The other posture text is less obvious. It is translated as “do
not resist evil” or “return evil for evil.” Wink says this is actually a term
for military maneuver in which one army mirrors the formation of the other. Jesus
means there are more effective ways to combat an adversary than to mimic him. But
mimicry is out reflexive action.
We encounter a lot of bowed up people these days. Our mirror
neurons respond automatically with an impulse to mimic them. Plus, we are apt
to feel threatened, and like a Texas teenage boy insecure about his virility,
we may fight out of fear of disgrace. There is a lot at work to make us speak
and act precipitously.
Jesus did not generally recommend that approach. If he had a
vanity plate, I don’t know what it would say, but I seriously doubt it would be
“bow up.” It might be “bless” – not condone evil, not cooperate with wrong, not
agree with what is factually false.
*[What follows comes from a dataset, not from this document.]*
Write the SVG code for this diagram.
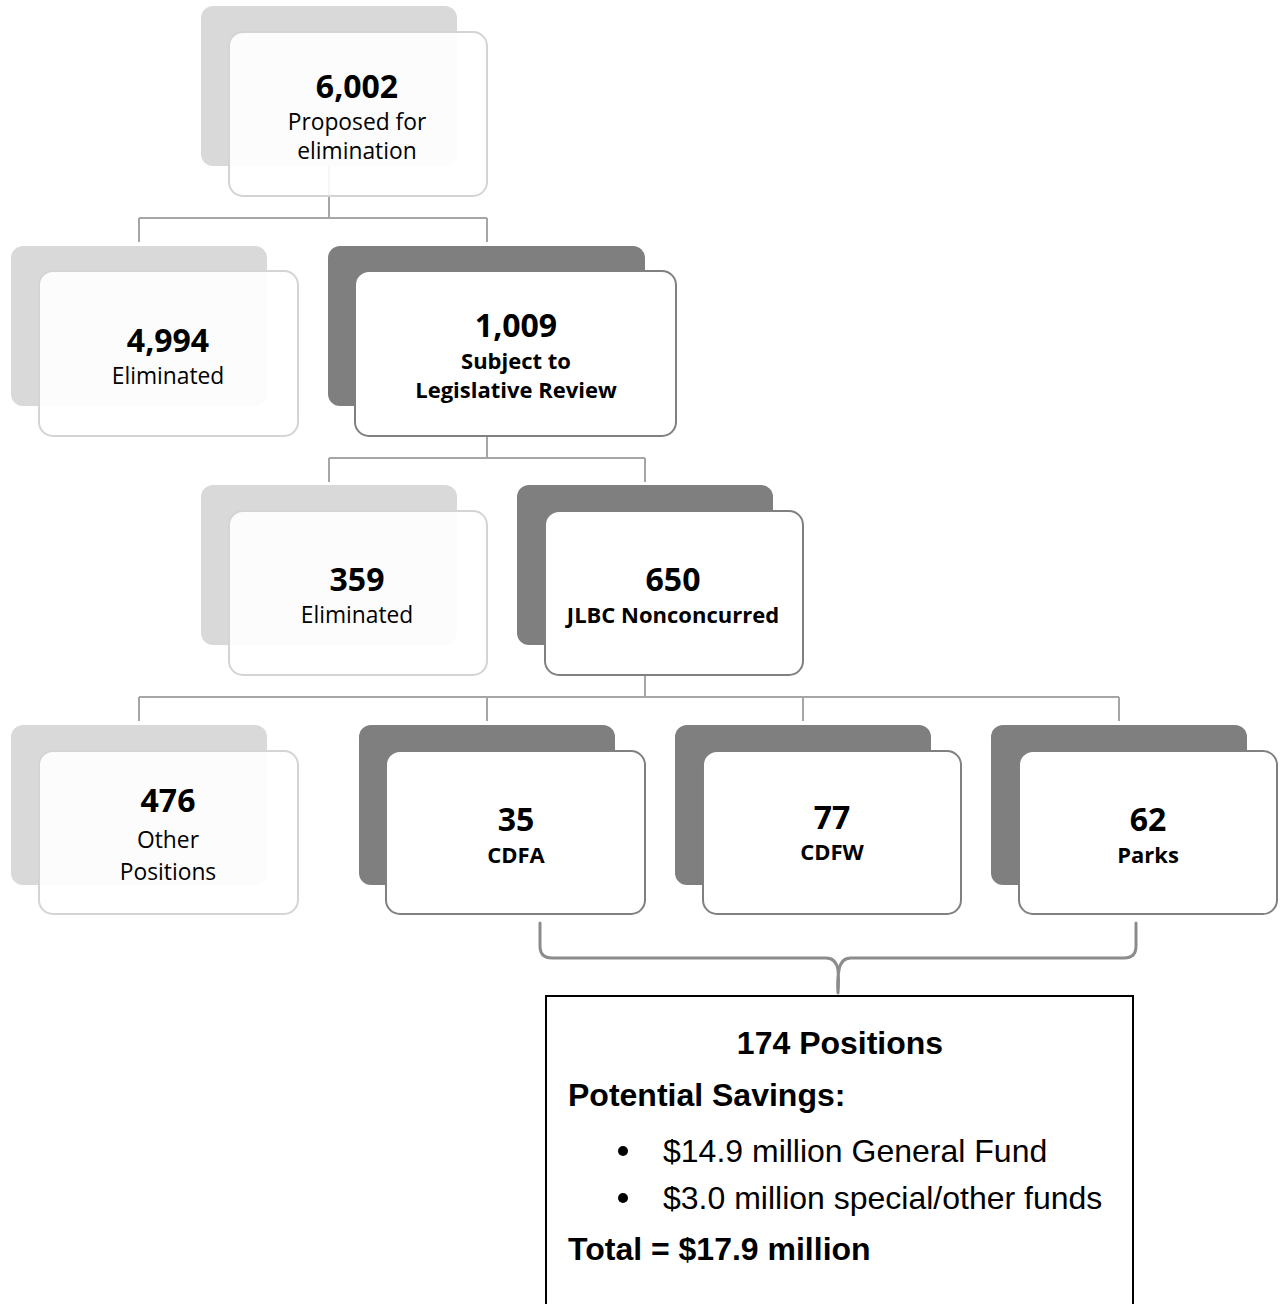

But it might very well be “bless.” It might
have a hint of a suggestion that we look past the outrageous thing someone else
is saying or even doing to find their subterranean human worth and say with
God, “That’s good,” and perhaps find a way to remind them who they are. It
might be a gesture toward healing their wound instead of jabbing at it.
The basic function of blessing is not approval but
connection. The basic function of cursing is not passing judgment so much as
breaking relationship. We live by connection. We grow by connection. We are
transformed and we transform each other through connection. There is a dignity
in the resolute determination to bless this world and all who live therein.